> **Exercise**
All the data below goes into the copy word for word, but the pictures don't.

——————

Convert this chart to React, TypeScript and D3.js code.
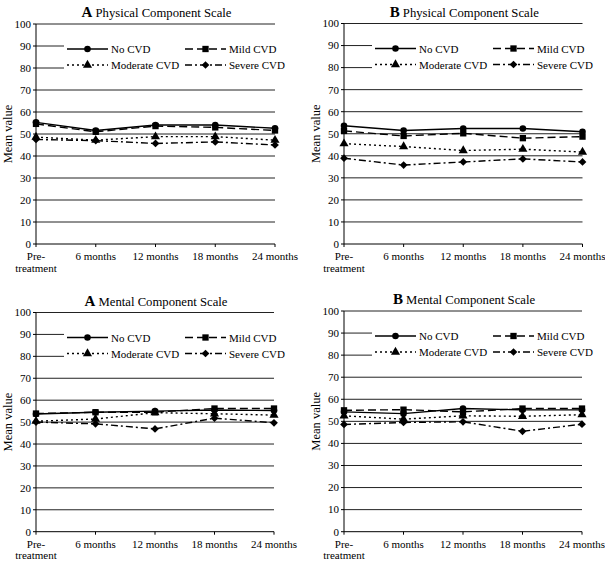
import React from "react";
import * as d3 from "d3";

const categories = ["Pre-\ntreatment", "6 months", "12 months", "18 months", "24 months"];
const yTicks = [0, 10, 20, 30, 40, 50, 60, 70, 80, 90, 100];
const seriesNames = ["No CVD", "Mild CVD", "Moderate CVD", "Severe CVD"];

// A – Physical Component Scale
const physA_noCVD = [55.3, 51.6, 54.1, 54.1, 52.6];
const physA_mild = [54.6, 51.0, 53.6, 53.0, 51.6];
const physA_moderate = [48.6, 47.2, 48.8, 48.8, 47.2];
const physA_severe = [47.5, 47.0, 45.7, 46.4, 45.0];

// B – Physical Component Scale
const physB_noCVD = [53.6, 51.5, 52.4, 52.4, 50.9];
const physB_mild = [51.3, 49.0, 50.2, 48.0, 48.7];
const physB_moderate = [45.5, 44.2, 42.4, 43.0, 41.7];
const physB_severe = [38.9, 35.8, 37.2, 38.6, 37.2];

// A – Mental Component Scale
const mentA_noCVD = [53.7, 54.5, 55.0, 55.5, 55.3];
const mentA_mild = [53.9, 54.5, 54.5, 56.2, 56.2];
const mentA_moderate = [50.4, 51.4, 54.3, 53.8, 53.2];
const mentA_severe = [50.0, 49.2, 46.9, 51.8, 49.7];

// B – Mental Component Scale
const mentB_noCVD = [54.3, 53.5, 55.8, 55.2, 55.2];
const mentB_mild = [55.0, 55.3, 54.3, 55.8, 55.8];
const mentB_moderate = [52.5, 51.0, 52.5, 52.3, 53.0];
const mentB_severe = [48.6, 49.5, 49.8, 45.5, 48.7];

const FONT = '"Liberation Serif", "DejaVu Serif", serif';
const dashes = [null, "8,4", "2,3", "7,3,2,3"];

function markerPath(i: number): { d: string; rot: number } {
  if (i === 0) return { d: d3.symbol().type(d3.symbolCircle).size(34)() as string, rot: 0 };
  if (i === 1) return { d: d3.symbol().type(d3.symbolSquare).size(40)() as string, rot: 0 };
  if (i === 2) return { d: d3.symbol().type(d3.symbolTriangle).size(36)() as string, rot: 0 };
  return { d: d3.symbol().type(d3.symbolSquare).size(30)() as string, rot: 45 };
}

function Marker({ i, x, y }: { i: number; x: number; y: number }) {
  const m = markerPath(i);
  return <path d={m.d} transform={`translate(${x},${y}) rotate(${m.rot})`} fill="#000" />;
}

type PanelProps = {
  letter: string;
  title: string;
  left: number;
  right: number;
  top: number;
  bottom: number;
  series: number[][];
};

function Panel({ letter, title, left, right, top, bottom, series }: PanelProps) {
  const x = d3.scalePoint<string>().domain(categories).range([left, right]).padding(0);
  const y = d3.scaleLinear().domain([0, 100]).range([bottom, top]);
  const line = d3
    .line<number>()
    .x((_, i) => x(categories[i]) as number)
    .y((d) => y(d));

  const legendItems = [
    { i: 0, col: 0, row: 0 },
    { i: 1, col: 1, row: 0 },
    { i: 2, col: 0, row: 1 },
    { i: 3, col: 1, row: 1 },
  ];

  return (
    <g>
      {/* title */}
      <text x={(left + right) / 2 + 1} y={top - 7} textAnchor="middle" fill="#000">
        <tspan fontWeight="bold" fontSize={15}>{letter}</tspan>
        <tspan fontSize={12.7}>{" " + title}</tspan>
      </text>

      {/* gridlines */}
      {yTicks.filter((t) => t > 0).map((t) => (
        <line key={t} x1={left} x2={right} y1={y(t)} y2={y(t)} stroke="#222" strokeWidth={1} />
      ))}

      {/* legend background */}
      <rect x={left + 28} y={top + 14} width={right - left - 10} height={36} fill="#fff" />

      {/* axes */}
      <line x1={left} x2={left} y1={top} y2={bottom} stroke="#000" strokeWidth={1} />
      <line x1={left} x2={right} y1={bottom} y2={bottom} stroke="#000" strokeWidth={1} />
      {yTicks.map((t) => (
        <g key={t}>
          <line x1={left - 3} x2={left} y1={y(t)} y2={y(t)} stroke="#000" />
          <text x={left - 5} y={y(t)} dy="0.35em" textAnchor="end" fontSize={11} fill="#000">
            {t}
          </text>
        </g>
      ))}
      {categories.map((c) => (
        <g key={c}>
          <line x1={x(c)} x2={x(c)} y1={bottom} y2={bottom + 3} stroke="#000" />
          {c.split("\n").map((s, k) => (
            <text key={k} x={x(c)} y={bottom + 16 + k * 11.5} textAnchor="middle" fontSize={11} fill="#000">
              {s}
            </text>
          ))}
        </g>
      ))}

      {/* y label */}
      <text
        transform={`translate(${left - 24},${(top + bottom) / 2}) rotate(-90)`}
        textAnchor="middle"
        fontSize={12.5}
        fill="#000"
      >
        Mean value
      </text>

      {/* series lines */}
      {series.map((s, i) => (
        <path
          key={i}
          d={line(s) as string}
          fill="none"
          stroke="#000"
          strokeWidth={1.4}
          strokeDasharray={dashes[i] ?? undefined}
        />
      ))}
      {series.map((s, i) =>
        s.map((v, j) => <Marker key={`${i}-${j}`} i={i} x={x(categories[j]) as number} y={y(v)} />)
      )}

      {/* legend */}
      {legendItems.map(({ i, col, row }) => {
        const x0 = left + 31 + col * 118;
        const x1 = x0 + 41;
        const ly = top + 25 + row * 16;
        return (
          <g key={i}>
            <line x1={x0} x2={x1} y1={ly} y2={ly} stroke="#000" strokeWidth={1.4} strokeDasharray={dashes[i] ?? undefined} />
            <Marker i={i} x={(x0 + x1) / 2} y={ly} />
            <text x={x1 + 3} y={ly + 4} fontSize={11} fill="#000">
              {seriesNames[i]}
            </text>
          </g>
        );
      })}
    </g>
  );
}

export default function App() {
  return (
    <svg
      width={605}
      height={562}
      style={{ position: "absolute", left: 0, top: 0, background: "#fff", fontFamily: FONT }}
    >
      <rect width={605} height={562} fill="#fff" />
      <Panel letter="A" title="Physical Component Scale" left={36} right={275} top={24} bottom={244}
        series={[physA_noCVD, physA_mild, physA_moderate, physA_severe]} />
      <Panel letter="B" title="Physical Component Scale" left={344} right={582.5} top={23.5} bottom={244}
        series={[physB_noCVD, physB_mild, physB_moderate, physB_severe]} />
      <Panel letter="A" title="Mental Component Scale" left={36} right={274} top={312.5} bottom={531.7}
        series={[mentA_noCVD, mentA_mild, mentA_moderate, mentA_severe]} />
      <Panel letter="B" title="Mental Component Scale" left={344} right={582} top={311} bottom={531.7}
        series={[mentB_noCVD, mentB_mild, mentB_moderate, mentB_severe]} />
    </svg>
  );
}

——————

> **Task output**
Convert this chart to React, TypeScript and D3.js code.
import React from "react";
import * as d3 from "d3";

const categories = ["Pre-\ntreatment", "6 months", "12 months", "18 months", "24 months"];
const yTicks = [0, 10, 20, 30, 40, 50, 60, 70, 80, 90, 100];
const seriesNames = ["No CVD", "Mild CVD", "Moderate CVD", "Severe CVD"];

// A – Physical Component Scale
const physA_noCVD = [55.3, 51.6, 54.1, 54.1, 52.6];
const physA_mild = [54.6, 51.0, 53.6, 53.0, 51.6];
const physA_moderate = [48.6, 47.2, 48.8, 48.8, 47.2];
const physA_severe = [47.5, 47.0, 45.7, 46.4, 45.0];

// B – Physical Component Scale
const physB_noCVD = [53.6, 51.5, 52.4, 52.4, 50.9];
const physB_mild = [51.3, 49.0, 50.2, 48.0, 48.7];
const physB_moderate = [45.5, 44.2, 42.4, 43.0, 41.7];
const physB_severe = [38.9, 35.8, 37.2, 38.6, 37.2];

// A – Mental Component Scale
const mentA_noCVD = [53.7, 54.5, 55.0, 55.5, 55.3];
const mentA_mild = [53.9, 54.5, 54.5, 56.2, 56.2];
const mentA_moderate = [50.4, 51.4, 54.3, 53.8, 53.2];
const mentA_severe = [50.0, 49.2, 46.9, 51.8, 49.7];

// B – Mental Component Scale
const mentB_noCVD = [54.3, 53.5, 55.8, 55.2, 55.2];
const mentB_mild = [55.0, 55.3, 54.3, 55.8, 55.8];
const mentB_moderate = [52.5, 51.0, 52.5, 52.3, 53.0];
const mentB_severe = [48.6, 49.5, 49.8, 45.5, 48.7];

const FONT = '"Liberation Serif", "DejaVu Serif", serif';
const dashes = [null, "8,4", "2,3", "7,3,2,3"];

function markerPath(i: number): { d: string; rot: number } {
  if (i === 0) return { d: d3.symbol().type(d3.symbolCircle).size(34)() as string, rot: 0 };
  if (i === 1) return { d: d3.symbol().type(d3.symbolSquare).size(40)() as string, rot: 0 };
  if (i === 2) return { d: d3.symbol().type(d3.symbolTriangle).size(36)() as string, rot: 0 };
  return { d: d3.symbol().type(d3.symbolSquare).size(30)() as string, rot: 45 };
}

function Marker({ i, x, y }: { i: number; x: number; y: number }) {
  const m = markerPath(i);
  return <path d={m.d} transform={`translate(${x},${y}) rotate(${m.rot})`} fill="#000" />;
}

type PanelProps = {
  letter: string;
  title: string;
  left: number;
  right: number;
  top: number;
  bottom: number;
  series: number[][];
};

function Panel({ letter, title, left, right, top, bottom, series }: PanelProps) {
  const x = d3.scalePoint<string>().domain(categories).range([left, right]).padding(0);
  const y = d3.scaleLinear().domain([0, 100]).range([bottom, top]);
  const line = d3
    .line<number>()
    .x((_, i) => x(categories[i]) as number)
    .y((d) => y(d));

  const legendItems = [
    { i: 0, col: 0, row: 0 },
    { i: 1, col: 1, row: 0 },
    { i: 2, col: 0, row: 1 },
    { i: 3, col: 1, row: 1 },
  ];

  return (
    <g>
      {/* title */}
      <text x={(left + right) / 2 + 1} y={top - 7} textAnchor="middle" fill="#000">
        <tspan fontWeight="bold" fontSize={15}>{letter}</tspan>
        <tspan fontSize={12.7}>{" " + title}</tspan>
      </text>

      {/* gridlines */}
      {yTicks.filter((t) => t > 0).map((t) => (
        <line key={t} x1={left} x2={right} y1={y(t)} y2={y(t)} stroke="#222" strokeWidth={1} />
      ))}

      {/* legend background */}
      <rect x={left + 28} y={top + 14} width={right - left - 10} height={36} fill="#fff" />

      {/* axes */}
      <line x1={left} x2={left} y1={top} y2={bottom} stroke="#000" strokeWidth={1} />
      <line x1={left} x2={right} y1={bottom} y2={bottom} stroke="#000" strokeWidth={1} />
      {yTicks.map((t) => (
        <g key={t}>
          <line x1={left - 3} x2={left} y1={y(t)} y2={y(t)} stroke="#000" />
          <text x={left - 5} y={y(t)} dy="0.35em" textAnchor="end" fontSize={11} fill="#000">
            {t}
          </text>
        </g>
      ))}
      {categories.map((c) => (
        <g key={c}>
          <line x1={x(c)} x2={x(c)} y1={bottom} y2={bottom + 3} stroke="#000" />
          {c.split("\n").map((s, k) => (
            <text key={k} x={x(c)} y={bottom + 16 + k * 11.5} textAnchor="middle" fontSize={11} fill="#000">
              {s}
            </text>
          ))}
        </g>
      ))}

      {/* y label */}
      <text
        transform={`translate(${left - 24},${(top + bottom) / 2}) rotate(-90)`}
        textAnchor="middle"
        fontSize={12.5}
        fill="#000"
      >
        Mean value
      </text>

      {/* series lines */}
      {series.map((s, i) => (
        <path
          key={i}
          d={line(s) as string}
          fill="none"
          stroke="#000"
          strokeWidth={1.4}
          strokeDasharray={dashes[i] ?? undefined}
        />
      ))}
      {series.map((s, i) =>
        s.map((v, j) => <Marker key={`${i}-${j}`} i={i} x={x(categories[j]) as number} y={y(v)} />)
      )}

      {/* legend */}
      {legendItems.map(({ i, col, row }) => {
        const x0 = left + 31 + col * 118;
        const x1 = x0 + 41;
        const ly = top + 25 + row * 16;
        return (
          <g key={i}>
            <line x1={x0} x2={x1} y1={ly} y2={ly} stroke="#000" strokeWidth={1.4} strokeDasharray={dashes[i] ?? undefined} />
            <Marker i={i} x={(x0 + x1) / 2} y={ly} />
            <text x={x1 + 3} y={ly + 4} fontSize={11} fill="#000">
              {seriesNames[i]}
            </text>
          </g>
        );
      })}
    </g>
  );
}

export default function App() {
  return (
    <svg
      width={605}
      height={562}
      style={{ position: "absolute", left: 0, top: 0, background: "#fff", fontFamily: FONT }}
    >
      <rect width={605} height={562} fill="#fff" />
      <Panel letter="A" title="Physical Component Scale" left={36} right={275} top={24} bottom={244}
        series={[physA_noCVD, physA_mild, physA_moderate, physA_severe]} />
      <Panel letter="B" title="Physical Component Scale" left={344} right={582.5} top={23.5} bottom={244}
        series={[physB_noCVD, physB_mild, physB_moderate, physB_severe]} />
      <Panel letter="A" title="Mental Component Scale" left={36} right={274} top={312.5} bottom={531.7}
        series={[mentA_noCVD, mentA_mild, mentA_moderate, mentA_severe]} />
      <Panel letter="B" title="Mental Component Scale" left={344} right={582} top={311} bottom={531.7}
        series={[mentB_noCVD, mentB_mild, mentB_moderate, mentB_severe]} />
    </svg>
  );
}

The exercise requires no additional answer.